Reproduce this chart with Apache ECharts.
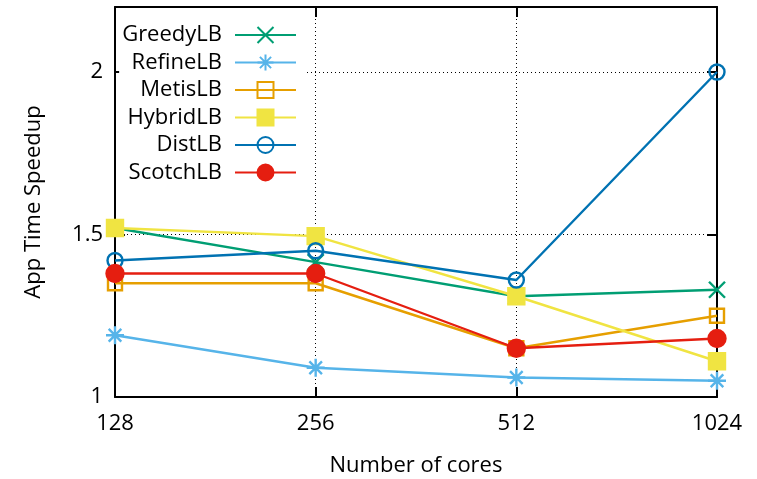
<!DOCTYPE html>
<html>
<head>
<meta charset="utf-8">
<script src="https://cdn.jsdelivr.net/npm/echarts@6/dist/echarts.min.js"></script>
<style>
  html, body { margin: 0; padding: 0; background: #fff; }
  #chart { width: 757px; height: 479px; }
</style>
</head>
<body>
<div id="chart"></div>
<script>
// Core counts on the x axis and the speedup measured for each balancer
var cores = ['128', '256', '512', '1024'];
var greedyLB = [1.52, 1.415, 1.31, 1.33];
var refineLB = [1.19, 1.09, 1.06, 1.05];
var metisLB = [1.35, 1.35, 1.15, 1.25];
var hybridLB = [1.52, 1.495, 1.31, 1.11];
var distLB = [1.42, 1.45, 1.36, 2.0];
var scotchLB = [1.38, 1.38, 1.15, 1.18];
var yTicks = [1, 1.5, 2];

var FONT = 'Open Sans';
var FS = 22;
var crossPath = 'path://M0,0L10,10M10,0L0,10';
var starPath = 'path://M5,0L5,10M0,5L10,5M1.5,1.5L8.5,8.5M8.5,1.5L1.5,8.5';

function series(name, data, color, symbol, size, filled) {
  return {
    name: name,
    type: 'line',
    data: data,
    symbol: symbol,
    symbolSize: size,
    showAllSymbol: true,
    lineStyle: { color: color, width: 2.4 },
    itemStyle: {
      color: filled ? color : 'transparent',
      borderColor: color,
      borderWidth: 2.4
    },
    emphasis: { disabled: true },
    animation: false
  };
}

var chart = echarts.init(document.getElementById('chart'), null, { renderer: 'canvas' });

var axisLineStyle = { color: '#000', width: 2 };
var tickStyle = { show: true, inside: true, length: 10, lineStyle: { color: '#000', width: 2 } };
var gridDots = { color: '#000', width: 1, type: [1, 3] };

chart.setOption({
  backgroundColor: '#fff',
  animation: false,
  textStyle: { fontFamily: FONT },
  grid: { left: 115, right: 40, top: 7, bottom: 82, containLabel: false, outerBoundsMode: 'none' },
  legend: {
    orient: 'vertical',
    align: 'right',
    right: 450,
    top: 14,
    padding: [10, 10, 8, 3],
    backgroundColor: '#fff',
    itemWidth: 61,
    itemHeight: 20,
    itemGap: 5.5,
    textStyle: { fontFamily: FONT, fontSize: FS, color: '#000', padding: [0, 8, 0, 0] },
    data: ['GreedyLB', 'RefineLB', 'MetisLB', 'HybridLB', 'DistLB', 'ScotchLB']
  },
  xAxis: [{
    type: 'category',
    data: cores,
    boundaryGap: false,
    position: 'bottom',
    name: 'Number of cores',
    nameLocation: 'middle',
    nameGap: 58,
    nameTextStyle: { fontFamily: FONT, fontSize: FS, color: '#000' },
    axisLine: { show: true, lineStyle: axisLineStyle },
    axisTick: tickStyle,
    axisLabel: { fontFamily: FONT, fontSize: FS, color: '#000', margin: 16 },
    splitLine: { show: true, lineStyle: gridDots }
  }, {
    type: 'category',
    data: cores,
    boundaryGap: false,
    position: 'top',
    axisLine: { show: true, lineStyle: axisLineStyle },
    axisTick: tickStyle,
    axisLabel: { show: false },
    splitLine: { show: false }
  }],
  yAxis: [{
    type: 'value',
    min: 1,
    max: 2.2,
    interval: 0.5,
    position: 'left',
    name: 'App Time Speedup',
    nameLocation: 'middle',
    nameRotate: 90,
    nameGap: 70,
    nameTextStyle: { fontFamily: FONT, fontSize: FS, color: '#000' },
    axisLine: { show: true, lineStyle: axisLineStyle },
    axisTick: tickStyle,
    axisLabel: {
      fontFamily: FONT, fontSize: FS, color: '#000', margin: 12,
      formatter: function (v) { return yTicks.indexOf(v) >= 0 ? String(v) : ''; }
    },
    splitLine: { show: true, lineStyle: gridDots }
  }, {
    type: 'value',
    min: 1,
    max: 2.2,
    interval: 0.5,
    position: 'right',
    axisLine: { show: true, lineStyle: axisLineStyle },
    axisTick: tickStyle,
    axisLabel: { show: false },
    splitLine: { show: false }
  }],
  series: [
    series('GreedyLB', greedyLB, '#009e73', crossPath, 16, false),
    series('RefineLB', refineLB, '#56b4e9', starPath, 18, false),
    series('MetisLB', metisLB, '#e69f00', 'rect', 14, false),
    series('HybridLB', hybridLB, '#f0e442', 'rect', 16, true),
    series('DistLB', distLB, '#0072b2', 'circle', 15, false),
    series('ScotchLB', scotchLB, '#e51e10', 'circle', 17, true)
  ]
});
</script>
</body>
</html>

...

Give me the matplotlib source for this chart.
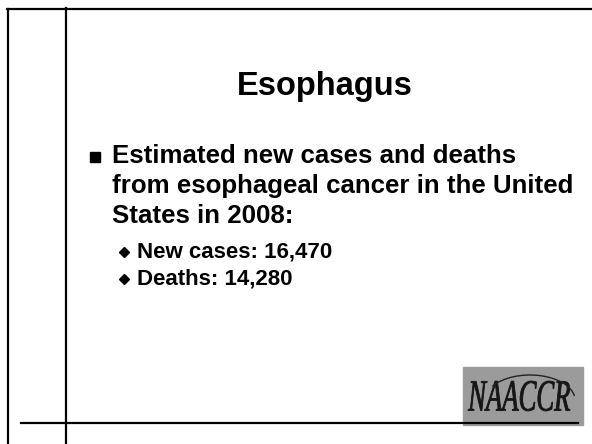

**EXERCISE DETAILS:** In the records above, locate each line with the word "this". Copy all such lines.

**WRITTEN SOLUTION:**
Reproduce this chart with Apache ECharts.
Give me the matplotlib source for this chart.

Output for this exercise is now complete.